PROBLEM STATEMENT: Without including the pictures, copy out every line below.

SUPPLIED MATERIAL:
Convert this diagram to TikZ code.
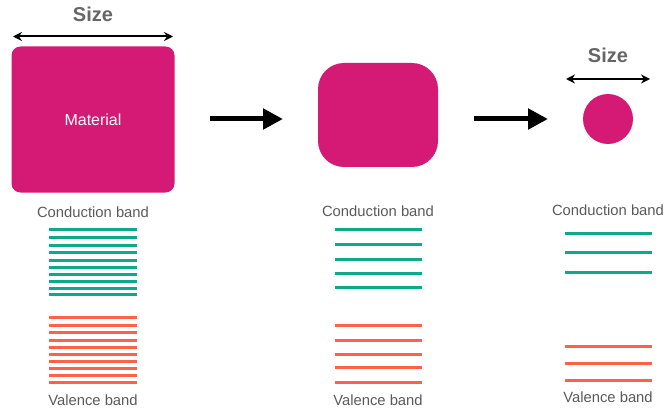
\documentclass[tikz,border=0pt]{standalone}
\usepackage{fontspec}
\setmainfont{Liberation Sans}
\usetikzlibrary{arrows.meta}
\definecolor{mag}{HTML}{D41A74}
\definecolor{cband}{HTML}{0EA98B}
\definecolor{vband}{HTML}{FF6249}
\definecolor{lbl}{HTML}{5A5A5A}
\definecolor{sizegray}{HTML}{666666}
\tikzset{
  matbox/.style={fill=mag, draw=none, inner sep=0pt},
  bandlabel/.style={text=lbl, font=\fontsize{14.8}{16}\selectfont, inner sep=0pt, anchor=center},
  sizelabel/.style={text=sizegray, font=\fontsize{20}{22}\selectfont\bfseries, inner sep=0pt},
  sizearrow/.style={line width=2pt, {Stealth[length=9pt,width=9pt]}-{Stealth[length=9pt,width=9pt]}},
  bigarrow/.style={line width=5pt, -{Triangle[length=20pt,width=20pt]}},
  cline/.style={cband, line width=2.8pt},
  vline/.style={vband, line width=2.8pt}
}
\begin{document}
\begin{tikzpicture}[x=1pt,y=-1pt]
\useasboundingbox (0,0) rectangle (664,409);
% panel 1
\node[sizelabel] (size1) at (93,14) {Size};
\coordinate (s1l) at (13,36.5);
\coordinate (s1r) at (173,36.5);
\draw[sizearrow] (s1l) -- (s1r);
\node[matbox, rounded corners=9pt, minimum width=163pt, minimum height=146pt, text=white, font=\fontsize{16}{18}\selectfont] (box1) at (93,119.5) {Material};
\node[bandlabel] (cb1) at (93,212) {Conduction band};
\foreach \y in {229,237,245,252,260,267,274,281,288,294} {\draw[cline] (49,\y+0.5) -- (137,\y+0.5);}
\foreach \y in {317,325,332,340,347,354,361,368,375,382} {\draw[vline] (49,\y+0.5) -- (137,\y+0.5);}
\node[bandlabel] (vb1) at (93,400) {Valence band};
% arrow 1
\coordinate (a1s) at (210,119);
\coordinate (a1e) at (283,119);
\draw[bigarrow] (a1s) -- (a1e);
% panel 2
\node[matbox, rounded corners=26pt, minimum width=120pt, minimum height=104pt] (box2) at (378,115) {};
\node[bandlabel] (cb2) at (378,211) {Conduction band};
\foreach \y in {229,244,259,273,287} {\draw[cline] (335,\y+0.5) -- (422,\y+0.5);}
\foreach \y in {325,340,354,367,382} {\draw[vline] (335,\y+0.5) -- (422,\y+0.5);}
\node[bandlabel] (vb2) at (378,400) {Valence band};
% arrow 2
\coordinate (a2s) at (474,119);
\coordinate (a2e) at (548,119);
\draw[bigarrow] (a2s) -- (a2e);
% panel 3
\node[sizelabel] (size3) at (608,55) {Size};
\coordinate (s3l) at (566,79);
\coordinate (s3r) at (650,79);
\draw[sizearrow] (s3l) -- (s3r);
\node[matbox, circle, minimum size=50pt] (circ) at (608,119) {};
\node[bandlabel] (cb3) at (608,210) {Conduction band};
\foreach \y in {233,252,272} {\draw[cline] (565,\y+0.5) -- (652,\y+0.5);}
\foreach \y in {346,363,380} {\draw[vline] (565,\y+0.5) -- (652,\y+0.5);}
\node[bandlabel] (vb3) at (608,397) {Valence band};
\end{tikzpicture}
\end{document}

COMPLETED TASK:
Convert this diagram to TikZ code.
\documentclass[tikz,border=0pt]{standalone}
\usepackage{fontspec}
\setmainfont{Liberation Sans}
\usetikzlibrary{arrows.meta}
\definecolor{mag}{HTML}{D41A74}
\definecolor{cband}{HTML}{0EA98B}
\definecolor{vband}{HTML}{FF6249}
\definecolor{lbl}{HTML}{5A5A5A}
\definecolor{sizegray}{HTML}{666666}
\tikzset{
  matbox/.style={fill=mag, draw=none, inner sep=0pt},
  bandlabel/.style={text=lbl, font=\fontsize{14.8}{16}\selectfont, inner sep=0pt, anchor=center},
  sizelabel/.style={text=sizegray, font=\fontsize{20}{22}\selectfont\bfseries, inner sep=0pt},
  sizearrow/.style={line width=2pt, {Stealth[length=9pt,width=9pt]}-{Stealth[length=9pt,width=9pt]}},
  bigarrow/.style={line width=5pt, -{Triangle[length=20pt,width=20pt]}},
  cline/.style={cband, line width=2.8pt},
  vline/.style={vband, line width=2.8pt}
}
\begin{document}
\begin{tikzpicture}[x=1pt,y=-1pt]
\useasboundingbox (0,0) rectangle (664,409);
% panel 1
\node[sizelabel] (size1) at (93,14) {Size};
\coordinate (s1l) at (13,36.5);
\coordinate (s1r) at (173,36.5);
\draw[sizearrow] (s1l) -- (s1r);
\node[matbox, rounded corners=9pt, minimum width=163pt, minimum height=146pt, text=white, font=\fontsize{16}{18}\selectfont] (box1) at (93,119.5) {Material};
\node[bandlabel] (cb1) at (93,212) {Conduction band};
\foreach \y in {229,237,245,252,260,267,274,281,288,294} {\draw[cline] (49,\y+0.5) -- (137,\y+0.5);}
\foreach \y in {317,325,332,340,347,354,361,368,375,382} {\draw[vline] (49,\y+0.5) -- (137,\y+0.5);}
\node[bandlabel] (vb1) at (93,400) {Valence band};
% arrow 1
\coordinate (a1s) at (210,119);
\coordinate (a1e) at (283,119);
\draw[bigarrow] (a1s) -- (a1e);
% panel 2
\node[matbox, rounded corners=26pt, minimum width=120pt, minimum height=104pt] (box2) at (378,115) {};
\node[bandlabel] (cb2) at (378,211) {Conduction band};
\foreach \y in {229,244,259,273,287} {\draw[cline] (335,\y+0.5) -- (422,\y+0.5);}
\foreach \y in {325,340,354,367,382} {\draw[vline] (335,\y+0.5) -- (422,\y+0.5);}
\node[bandlabel] (vb2) at (378,400) {Valence band};
% arrow 2
\coordinate (a2s) at (474,119);
\coordinate (a2e) at (548,119);
\draw[bigarrow] (a2s) -- (a2e);
% panel 3
\node[sizelabel] (size3) at (608,55) {Size};
\coordinate (s3l) at (566,79);
\coordinate (s3r) at (650,79);
\draw[sizearrow] (s3l) -- (s3r);
\node[matbox, circle, minimum size=50pt] (circ) at (608,119) {};
\node[bandlabel] (cb3) at (608,210) {Conduction band};
\foreach \y in {233,252,272} {\draw[cline] (565,\y+0.5) -- (652,\y+0.5);}
\foreach \y in {346,363,380} {\draw[vline] (565,\y+0.5) -- (652,\y+0.5);}
\node[bandlabel] (vb3) at (608,397) {Valence band};
\end{tikzpicture}
\end{document}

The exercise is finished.